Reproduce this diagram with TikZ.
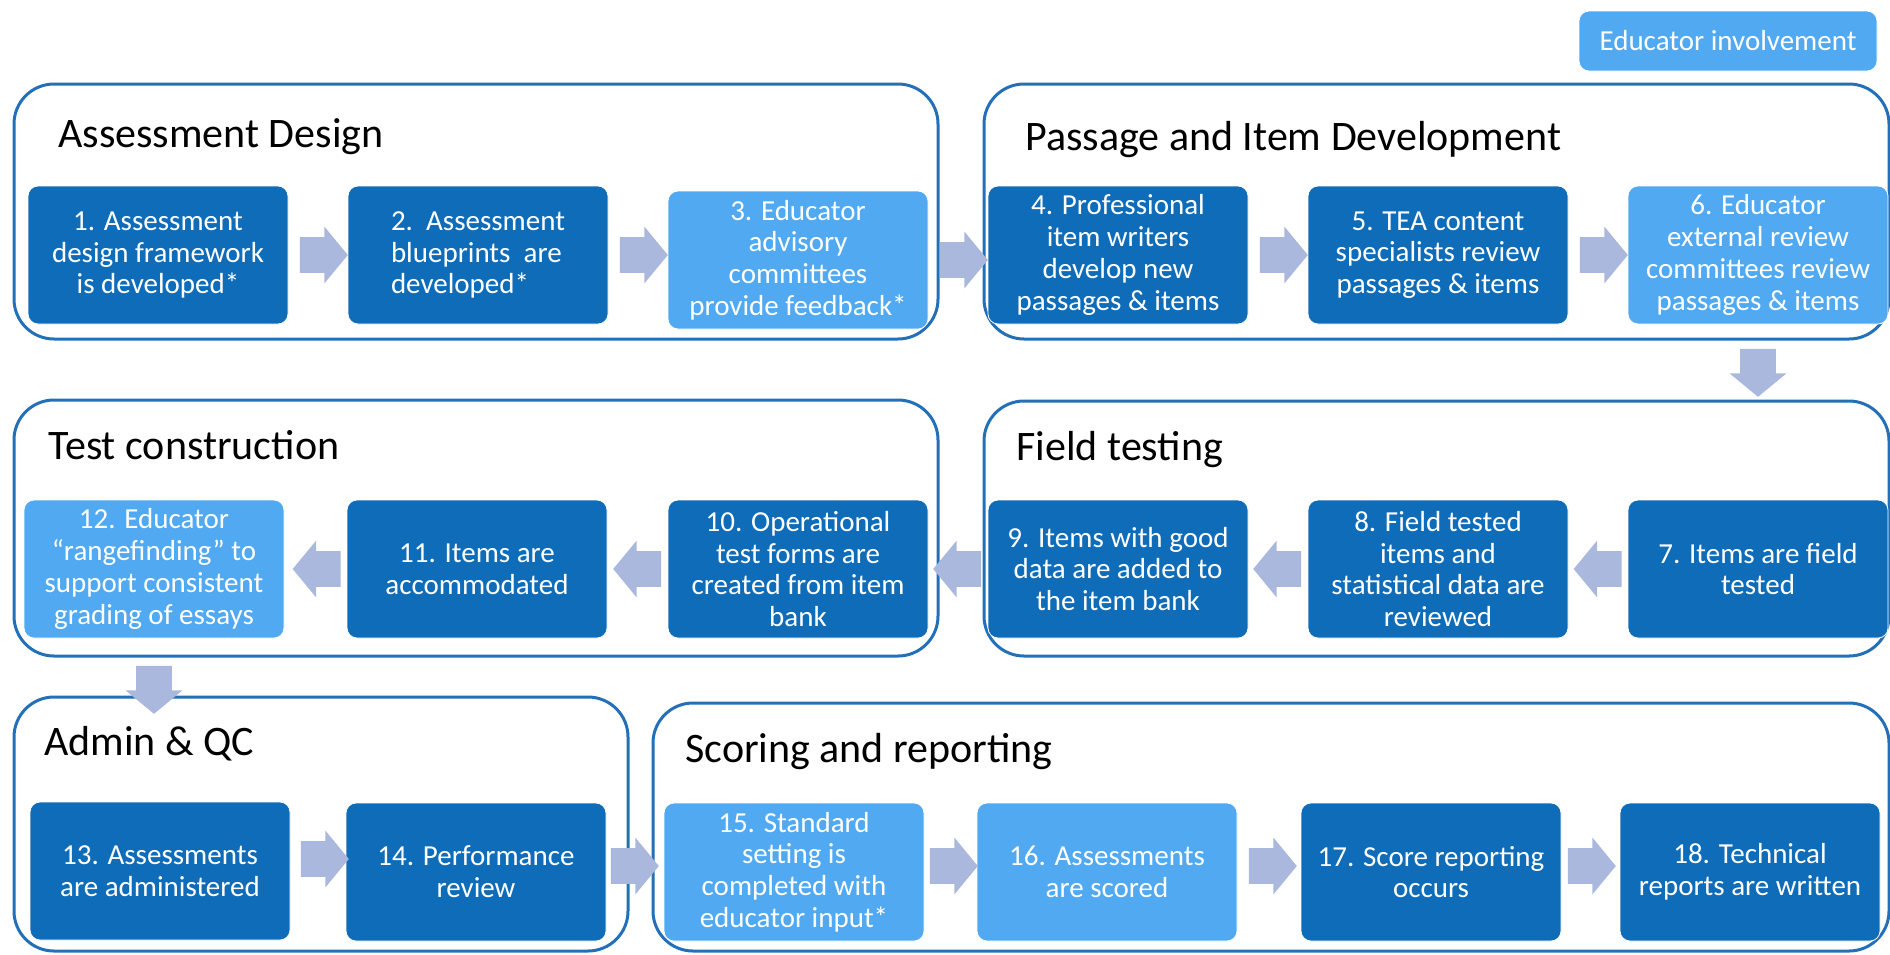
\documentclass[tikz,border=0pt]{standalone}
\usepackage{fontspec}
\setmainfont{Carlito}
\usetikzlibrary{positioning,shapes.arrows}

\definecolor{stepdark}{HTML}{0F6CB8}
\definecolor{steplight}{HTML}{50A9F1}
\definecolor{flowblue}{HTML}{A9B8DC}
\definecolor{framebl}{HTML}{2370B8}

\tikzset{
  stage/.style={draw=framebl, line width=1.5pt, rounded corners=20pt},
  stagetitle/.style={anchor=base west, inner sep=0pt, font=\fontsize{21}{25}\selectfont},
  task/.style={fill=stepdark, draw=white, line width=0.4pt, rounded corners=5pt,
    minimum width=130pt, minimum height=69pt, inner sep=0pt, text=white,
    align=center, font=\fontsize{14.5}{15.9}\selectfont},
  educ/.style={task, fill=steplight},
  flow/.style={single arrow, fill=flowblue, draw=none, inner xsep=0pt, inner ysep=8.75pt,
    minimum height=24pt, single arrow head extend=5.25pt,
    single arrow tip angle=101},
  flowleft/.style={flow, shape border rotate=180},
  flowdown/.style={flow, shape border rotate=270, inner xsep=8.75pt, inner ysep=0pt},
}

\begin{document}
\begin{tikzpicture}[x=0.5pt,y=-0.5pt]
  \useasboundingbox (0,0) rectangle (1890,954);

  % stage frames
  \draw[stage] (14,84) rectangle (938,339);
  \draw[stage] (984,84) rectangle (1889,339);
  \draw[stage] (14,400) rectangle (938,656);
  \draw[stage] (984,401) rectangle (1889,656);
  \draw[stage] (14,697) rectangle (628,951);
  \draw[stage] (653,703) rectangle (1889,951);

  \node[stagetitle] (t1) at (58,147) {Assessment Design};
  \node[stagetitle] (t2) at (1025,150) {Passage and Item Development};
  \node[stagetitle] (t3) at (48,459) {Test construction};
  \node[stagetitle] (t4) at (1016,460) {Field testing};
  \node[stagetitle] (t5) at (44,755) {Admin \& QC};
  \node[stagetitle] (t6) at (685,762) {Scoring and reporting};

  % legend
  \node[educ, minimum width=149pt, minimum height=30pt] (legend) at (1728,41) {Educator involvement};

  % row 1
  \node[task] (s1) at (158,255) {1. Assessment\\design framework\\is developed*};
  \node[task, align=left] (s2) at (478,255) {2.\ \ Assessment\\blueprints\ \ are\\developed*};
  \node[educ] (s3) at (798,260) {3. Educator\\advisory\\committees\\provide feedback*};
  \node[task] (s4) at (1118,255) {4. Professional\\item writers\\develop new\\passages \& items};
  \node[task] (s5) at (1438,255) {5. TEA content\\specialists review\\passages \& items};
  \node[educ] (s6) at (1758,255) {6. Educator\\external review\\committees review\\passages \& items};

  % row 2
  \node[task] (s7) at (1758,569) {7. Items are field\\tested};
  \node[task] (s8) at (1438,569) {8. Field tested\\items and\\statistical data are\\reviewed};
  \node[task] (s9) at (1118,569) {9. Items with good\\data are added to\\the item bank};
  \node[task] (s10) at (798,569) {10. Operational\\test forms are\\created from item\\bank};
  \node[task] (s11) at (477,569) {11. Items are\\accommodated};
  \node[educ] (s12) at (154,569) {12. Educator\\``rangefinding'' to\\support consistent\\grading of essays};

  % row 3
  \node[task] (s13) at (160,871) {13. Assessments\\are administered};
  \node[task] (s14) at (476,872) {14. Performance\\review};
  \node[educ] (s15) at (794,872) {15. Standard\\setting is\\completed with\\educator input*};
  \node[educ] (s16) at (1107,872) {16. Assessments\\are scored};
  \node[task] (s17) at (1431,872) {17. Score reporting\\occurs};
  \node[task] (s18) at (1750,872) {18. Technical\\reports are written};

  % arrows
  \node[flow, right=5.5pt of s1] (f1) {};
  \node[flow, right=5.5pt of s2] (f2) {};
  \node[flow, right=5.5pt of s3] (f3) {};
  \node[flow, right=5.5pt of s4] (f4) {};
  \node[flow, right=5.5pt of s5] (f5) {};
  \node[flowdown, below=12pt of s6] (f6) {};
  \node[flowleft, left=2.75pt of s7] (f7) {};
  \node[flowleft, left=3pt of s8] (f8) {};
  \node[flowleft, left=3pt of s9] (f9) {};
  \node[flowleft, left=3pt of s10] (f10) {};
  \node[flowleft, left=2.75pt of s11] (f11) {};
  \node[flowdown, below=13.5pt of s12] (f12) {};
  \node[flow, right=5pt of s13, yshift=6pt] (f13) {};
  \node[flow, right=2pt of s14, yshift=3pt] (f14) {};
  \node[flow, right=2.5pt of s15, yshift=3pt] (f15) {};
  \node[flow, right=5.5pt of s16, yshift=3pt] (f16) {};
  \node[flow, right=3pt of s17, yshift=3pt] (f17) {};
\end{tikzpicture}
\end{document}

..........

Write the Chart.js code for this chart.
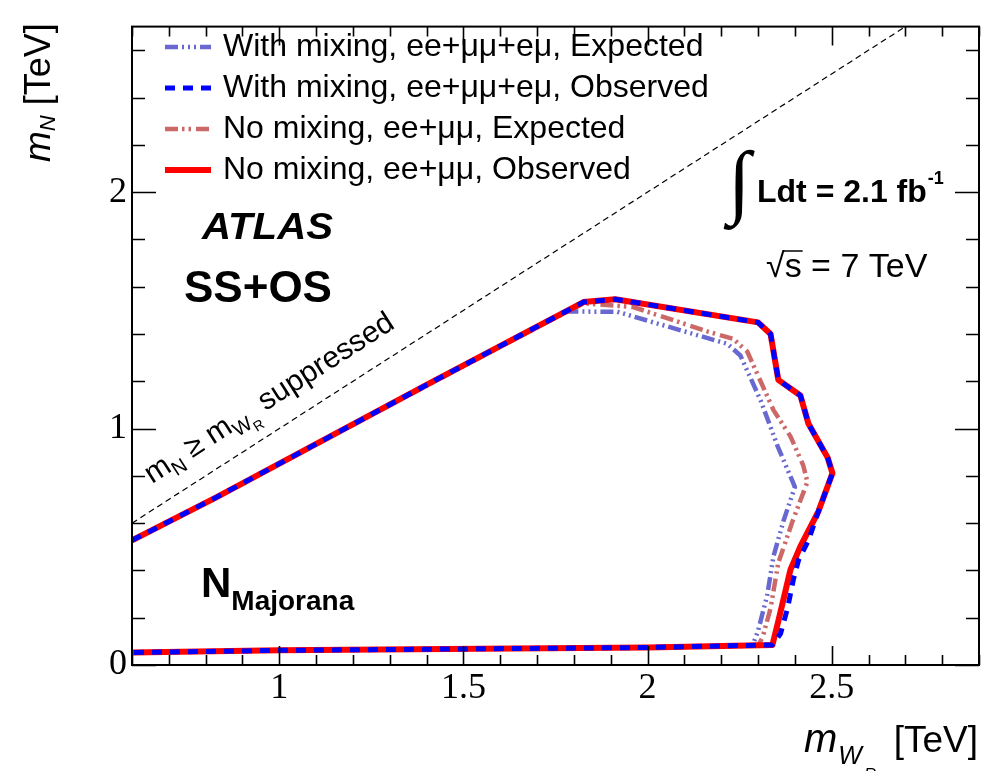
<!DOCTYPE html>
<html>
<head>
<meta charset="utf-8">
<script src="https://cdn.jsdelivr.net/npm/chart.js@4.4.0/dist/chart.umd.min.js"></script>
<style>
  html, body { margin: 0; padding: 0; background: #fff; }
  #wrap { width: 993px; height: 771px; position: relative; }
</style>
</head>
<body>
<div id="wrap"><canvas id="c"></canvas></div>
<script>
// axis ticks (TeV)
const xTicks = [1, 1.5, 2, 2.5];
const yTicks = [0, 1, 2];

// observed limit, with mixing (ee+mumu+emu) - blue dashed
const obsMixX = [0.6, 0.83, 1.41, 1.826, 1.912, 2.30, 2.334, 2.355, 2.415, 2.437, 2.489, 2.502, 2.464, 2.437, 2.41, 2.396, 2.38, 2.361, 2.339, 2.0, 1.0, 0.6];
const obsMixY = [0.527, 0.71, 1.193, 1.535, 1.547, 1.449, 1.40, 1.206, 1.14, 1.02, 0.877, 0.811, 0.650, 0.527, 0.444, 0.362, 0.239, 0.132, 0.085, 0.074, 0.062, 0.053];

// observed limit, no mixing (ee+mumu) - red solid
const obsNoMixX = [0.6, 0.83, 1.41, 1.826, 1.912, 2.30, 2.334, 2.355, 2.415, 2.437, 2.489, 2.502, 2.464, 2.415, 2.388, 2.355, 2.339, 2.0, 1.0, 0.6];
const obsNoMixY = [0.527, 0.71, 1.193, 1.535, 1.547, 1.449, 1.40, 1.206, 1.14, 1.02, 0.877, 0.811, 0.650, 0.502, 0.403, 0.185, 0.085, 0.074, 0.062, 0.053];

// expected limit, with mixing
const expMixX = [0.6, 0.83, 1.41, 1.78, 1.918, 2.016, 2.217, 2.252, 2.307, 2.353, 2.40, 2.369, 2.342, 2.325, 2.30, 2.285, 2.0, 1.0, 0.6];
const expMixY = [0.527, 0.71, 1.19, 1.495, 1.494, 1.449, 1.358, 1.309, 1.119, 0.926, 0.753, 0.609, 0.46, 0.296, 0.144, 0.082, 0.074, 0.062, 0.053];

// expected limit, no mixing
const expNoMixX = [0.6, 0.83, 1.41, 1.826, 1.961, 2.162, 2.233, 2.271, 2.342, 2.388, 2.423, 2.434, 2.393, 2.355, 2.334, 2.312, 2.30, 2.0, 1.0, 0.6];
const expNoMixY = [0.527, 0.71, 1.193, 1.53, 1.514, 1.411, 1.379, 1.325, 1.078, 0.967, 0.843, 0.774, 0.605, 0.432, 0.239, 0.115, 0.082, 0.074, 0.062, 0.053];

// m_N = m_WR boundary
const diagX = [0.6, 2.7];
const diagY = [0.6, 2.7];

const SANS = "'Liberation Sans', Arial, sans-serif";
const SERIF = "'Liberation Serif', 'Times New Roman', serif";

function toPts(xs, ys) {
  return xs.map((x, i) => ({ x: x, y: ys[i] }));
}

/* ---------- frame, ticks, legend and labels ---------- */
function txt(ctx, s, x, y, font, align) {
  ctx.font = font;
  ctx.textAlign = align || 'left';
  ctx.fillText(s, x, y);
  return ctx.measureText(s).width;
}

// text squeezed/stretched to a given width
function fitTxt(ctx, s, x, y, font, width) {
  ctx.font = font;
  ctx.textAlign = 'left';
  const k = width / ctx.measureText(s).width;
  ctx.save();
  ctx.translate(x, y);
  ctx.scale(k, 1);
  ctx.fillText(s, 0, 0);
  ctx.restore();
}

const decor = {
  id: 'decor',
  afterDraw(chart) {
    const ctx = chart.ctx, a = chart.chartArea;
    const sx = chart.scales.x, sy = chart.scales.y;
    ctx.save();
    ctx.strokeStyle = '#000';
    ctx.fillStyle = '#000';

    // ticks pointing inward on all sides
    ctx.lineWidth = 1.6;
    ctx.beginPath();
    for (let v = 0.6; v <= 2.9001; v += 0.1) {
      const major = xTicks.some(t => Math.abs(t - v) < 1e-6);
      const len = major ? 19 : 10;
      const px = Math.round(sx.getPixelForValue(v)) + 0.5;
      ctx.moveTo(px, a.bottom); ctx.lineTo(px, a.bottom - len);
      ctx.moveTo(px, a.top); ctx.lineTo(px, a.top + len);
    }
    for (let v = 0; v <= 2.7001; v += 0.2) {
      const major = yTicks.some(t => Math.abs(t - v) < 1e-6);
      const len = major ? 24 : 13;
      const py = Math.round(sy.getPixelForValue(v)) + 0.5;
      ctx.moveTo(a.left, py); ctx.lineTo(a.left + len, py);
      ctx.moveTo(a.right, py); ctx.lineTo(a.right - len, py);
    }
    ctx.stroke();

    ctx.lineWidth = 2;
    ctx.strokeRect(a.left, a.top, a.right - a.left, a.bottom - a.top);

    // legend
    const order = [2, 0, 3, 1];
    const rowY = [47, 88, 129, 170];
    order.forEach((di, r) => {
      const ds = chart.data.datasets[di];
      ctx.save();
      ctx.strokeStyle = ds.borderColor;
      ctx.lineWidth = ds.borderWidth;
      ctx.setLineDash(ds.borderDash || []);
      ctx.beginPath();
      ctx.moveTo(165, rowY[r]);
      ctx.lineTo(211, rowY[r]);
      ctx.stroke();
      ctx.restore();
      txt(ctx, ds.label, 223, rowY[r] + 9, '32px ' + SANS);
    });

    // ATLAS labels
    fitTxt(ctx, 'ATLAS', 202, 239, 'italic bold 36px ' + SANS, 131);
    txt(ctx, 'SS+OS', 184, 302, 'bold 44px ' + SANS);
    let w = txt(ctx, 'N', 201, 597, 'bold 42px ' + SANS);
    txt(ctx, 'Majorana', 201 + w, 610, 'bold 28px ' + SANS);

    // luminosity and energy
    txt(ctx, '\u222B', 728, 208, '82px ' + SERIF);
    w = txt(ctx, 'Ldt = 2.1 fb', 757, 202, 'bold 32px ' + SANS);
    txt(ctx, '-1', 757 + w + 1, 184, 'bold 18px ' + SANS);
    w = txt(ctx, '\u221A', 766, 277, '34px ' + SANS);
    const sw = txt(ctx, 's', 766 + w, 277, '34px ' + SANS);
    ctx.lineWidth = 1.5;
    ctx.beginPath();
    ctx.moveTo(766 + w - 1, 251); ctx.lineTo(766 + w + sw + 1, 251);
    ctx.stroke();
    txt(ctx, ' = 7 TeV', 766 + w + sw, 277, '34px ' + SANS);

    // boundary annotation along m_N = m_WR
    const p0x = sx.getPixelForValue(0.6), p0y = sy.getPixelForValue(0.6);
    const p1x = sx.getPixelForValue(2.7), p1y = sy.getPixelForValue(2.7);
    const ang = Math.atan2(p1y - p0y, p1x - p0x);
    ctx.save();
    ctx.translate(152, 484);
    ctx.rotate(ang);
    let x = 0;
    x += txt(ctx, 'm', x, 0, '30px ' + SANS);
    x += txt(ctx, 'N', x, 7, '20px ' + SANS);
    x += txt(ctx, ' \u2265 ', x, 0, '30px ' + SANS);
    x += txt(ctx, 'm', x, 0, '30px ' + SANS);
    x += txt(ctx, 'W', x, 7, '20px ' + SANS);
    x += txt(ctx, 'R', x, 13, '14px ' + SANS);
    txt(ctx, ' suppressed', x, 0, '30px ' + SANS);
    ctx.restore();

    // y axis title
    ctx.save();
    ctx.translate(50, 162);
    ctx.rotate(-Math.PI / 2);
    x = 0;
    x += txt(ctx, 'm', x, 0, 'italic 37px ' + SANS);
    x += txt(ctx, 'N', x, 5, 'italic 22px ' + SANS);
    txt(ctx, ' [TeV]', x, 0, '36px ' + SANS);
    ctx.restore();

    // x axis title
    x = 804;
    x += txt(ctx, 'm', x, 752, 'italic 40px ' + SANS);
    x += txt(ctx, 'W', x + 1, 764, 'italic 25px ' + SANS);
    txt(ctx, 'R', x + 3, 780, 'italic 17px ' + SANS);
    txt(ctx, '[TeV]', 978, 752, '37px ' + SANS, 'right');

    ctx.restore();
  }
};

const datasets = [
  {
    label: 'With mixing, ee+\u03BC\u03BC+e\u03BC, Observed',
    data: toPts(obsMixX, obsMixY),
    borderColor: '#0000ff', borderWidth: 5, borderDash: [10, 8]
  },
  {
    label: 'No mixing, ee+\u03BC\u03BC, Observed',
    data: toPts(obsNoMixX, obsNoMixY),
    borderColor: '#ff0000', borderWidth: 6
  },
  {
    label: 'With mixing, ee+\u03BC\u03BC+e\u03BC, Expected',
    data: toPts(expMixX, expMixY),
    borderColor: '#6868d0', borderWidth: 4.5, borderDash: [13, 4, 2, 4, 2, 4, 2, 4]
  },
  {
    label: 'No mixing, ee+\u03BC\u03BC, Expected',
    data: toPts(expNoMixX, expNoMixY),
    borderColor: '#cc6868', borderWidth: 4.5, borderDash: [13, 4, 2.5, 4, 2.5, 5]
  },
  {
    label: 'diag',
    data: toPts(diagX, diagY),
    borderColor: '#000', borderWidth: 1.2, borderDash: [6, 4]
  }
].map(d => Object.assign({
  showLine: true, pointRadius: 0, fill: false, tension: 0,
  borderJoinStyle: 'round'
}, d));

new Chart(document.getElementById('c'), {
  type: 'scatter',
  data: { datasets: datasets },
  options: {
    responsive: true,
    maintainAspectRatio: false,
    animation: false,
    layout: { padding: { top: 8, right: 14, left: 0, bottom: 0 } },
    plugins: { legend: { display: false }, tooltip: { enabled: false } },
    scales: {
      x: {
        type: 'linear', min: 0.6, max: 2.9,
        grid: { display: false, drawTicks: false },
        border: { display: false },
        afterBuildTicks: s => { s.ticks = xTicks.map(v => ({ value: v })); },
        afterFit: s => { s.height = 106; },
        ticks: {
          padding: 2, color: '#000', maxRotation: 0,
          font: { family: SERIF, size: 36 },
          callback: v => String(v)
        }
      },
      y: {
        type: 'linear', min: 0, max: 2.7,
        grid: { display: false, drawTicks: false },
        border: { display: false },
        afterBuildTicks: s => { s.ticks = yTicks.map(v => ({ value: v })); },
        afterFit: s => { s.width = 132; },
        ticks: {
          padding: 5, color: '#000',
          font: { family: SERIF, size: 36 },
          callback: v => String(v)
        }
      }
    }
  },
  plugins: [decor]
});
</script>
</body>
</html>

..........

(Written problem):
Pick out the lines that have the word "this". Copy them all.

(Answer to the exercise):
Reproduce this diagram with TikZ.
Write the Chart.js code for this chart.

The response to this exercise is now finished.